Néanmoins, ce sont surtout ses coups d’éclat sur le terrain qui permettent à Mané de se rapprocher de l’équipe première. « J’ai découvert Sadio lors d’un match avec la réserve, remporté (4-0) à Sarre-Union (le 8 octobre 2011), se souvient Yohan Betsch, milieu au Foron (Régional 3). Alors qu’il avait un défenseur dans le dos, Sadio a piqué le ballon avec un effet rétro, il s’est retourné et il a filé vers le but. Sur cette action, il avait tout : vitesse, vista, talent. » Le milieu offensif Kévin Diaz (Istres, National 3) n’a lui pas oublié les premiers entraînements de Mané avec les pros : « Il dribblait hyper facilement : on était obligés de lui mettre des coups pour l’arrêter (il rit). »
“Sadio rêvait déjà de remporter un titre avec sa sélection alors qu’il n’avait pas encore été appelé avec les A » (DÉSIRÉ SEGBE AZANKPO, SON COÉQUIPIER AU CENTRE DE FORMATION DE METZ)
Le futur champion d’Afrique est lancé en L2, sous les ordres de Dominique Bijotat, le 14 janvier 2012, à Saint-Symphorien, lors d’une rencontre perdue par les Grenats face à Bastia (0-1). Quatre minutes après son entrée en jeu, à la 75e, Mané prend de vitesse la défense corse et provoque un penalty, tiré par Bouby : le ballon frappe la barre, franchit la ligne et ressort, mais l’arbitre refuse le but par erreur. Comme le symbole d’une saison qui va bientôt dérailler.

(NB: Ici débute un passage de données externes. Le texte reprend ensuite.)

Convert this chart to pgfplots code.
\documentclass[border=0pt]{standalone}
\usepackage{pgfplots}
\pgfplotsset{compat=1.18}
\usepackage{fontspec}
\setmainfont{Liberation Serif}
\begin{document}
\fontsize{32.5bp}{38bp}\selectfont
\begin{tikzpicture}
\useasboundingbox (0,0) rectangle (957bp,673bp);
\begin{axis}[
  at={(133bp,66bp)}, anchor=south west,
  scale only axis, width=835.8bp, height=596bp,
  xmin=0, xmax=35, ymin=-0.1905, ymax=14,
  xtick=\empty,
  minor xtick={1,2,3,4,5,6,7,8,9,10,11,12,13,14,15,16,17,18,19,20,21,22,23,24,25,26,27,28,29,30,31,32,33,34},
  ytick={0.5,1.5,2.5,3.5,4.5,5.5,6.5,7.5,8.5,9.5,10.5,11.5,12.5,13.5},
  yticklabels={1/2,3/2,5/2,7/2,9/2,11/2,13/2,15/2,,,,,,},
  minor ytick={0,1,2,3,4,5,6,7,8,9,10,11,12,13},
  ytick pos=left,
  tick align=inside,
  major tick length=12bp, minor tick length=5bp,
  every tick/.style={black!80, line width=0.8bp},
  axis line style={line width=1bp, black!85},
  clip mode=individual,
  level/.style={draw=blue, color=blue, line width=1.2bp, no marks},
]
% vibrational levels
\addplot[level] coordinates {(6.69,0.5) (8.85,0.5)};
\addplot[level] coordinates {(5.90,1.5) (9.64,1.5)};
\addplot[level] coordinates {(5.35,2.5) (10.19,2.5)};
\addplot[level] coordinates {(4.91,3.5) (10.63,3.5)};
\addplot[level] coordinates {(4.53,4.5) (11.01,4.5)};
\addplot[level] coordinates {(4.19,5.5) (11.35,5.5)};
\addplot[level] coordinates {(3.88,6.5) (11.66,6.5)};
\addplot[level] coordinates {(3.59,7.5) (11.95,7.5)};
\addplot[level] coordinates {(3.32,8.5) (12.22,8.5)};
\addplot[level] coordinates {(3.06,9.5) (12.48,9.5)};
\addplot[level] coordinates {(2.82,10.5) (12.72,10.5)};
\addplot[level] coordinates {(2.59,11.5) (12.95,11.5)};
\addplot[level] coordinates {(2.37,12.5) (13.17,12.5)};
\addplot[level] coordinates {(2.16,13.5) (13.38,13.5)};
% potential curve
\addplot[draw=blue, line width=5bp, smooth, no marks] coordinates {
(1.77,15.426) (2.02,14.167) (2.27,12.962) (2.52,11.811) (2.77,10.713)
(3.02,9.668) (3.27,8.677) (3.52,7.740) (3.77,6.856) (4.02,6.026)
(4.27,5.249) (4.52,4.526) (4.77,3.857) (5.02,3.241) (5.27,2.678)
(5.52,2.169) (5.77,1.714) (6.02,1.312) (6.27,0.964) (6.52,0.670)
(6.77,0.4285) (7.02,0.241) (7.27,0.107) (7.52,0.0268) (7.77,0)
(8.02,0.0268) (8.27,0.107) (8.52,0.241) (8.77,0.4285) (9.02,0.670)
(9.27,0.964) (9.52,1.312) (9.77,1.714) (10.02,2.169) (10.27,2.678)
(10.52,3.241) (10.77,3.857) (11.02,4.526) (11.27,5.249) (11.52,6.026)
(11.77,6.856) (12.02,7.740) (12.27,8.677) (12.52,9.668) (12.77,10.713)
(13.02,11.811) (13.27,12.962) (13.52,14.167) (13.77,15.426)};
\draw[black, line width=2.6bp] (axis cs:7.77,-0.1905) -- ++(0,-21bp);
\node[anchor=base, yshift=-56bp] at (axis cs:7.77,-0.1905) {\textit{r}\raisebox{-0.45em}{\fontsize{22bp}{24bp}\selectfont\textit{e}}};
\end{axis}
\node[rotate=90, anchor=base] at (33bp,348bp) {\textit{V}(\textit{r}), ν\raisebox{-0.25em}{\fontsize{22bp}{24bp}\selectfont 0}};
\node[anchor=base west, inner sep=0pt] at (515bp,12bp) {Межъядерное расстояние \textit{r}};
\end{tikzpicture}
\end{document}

Au point qu’en mai, Metz est relégué pour la première fois de son histoire en troisième division, malgré la présence dans son effectif de quatre talents en devenir, tous âgés de 20 ans : Kalidou Koulibaly, Andy Delort, Bouna Sarr et donc Sadio Mané. En dix-neuf apparitions en L2 (pour 12 titularisations), ce dernier n’inscrit qu’un but et ne délivre qu’une passe décisive, avant d’être transféré fin août à Salzbourg (pour 4 M€).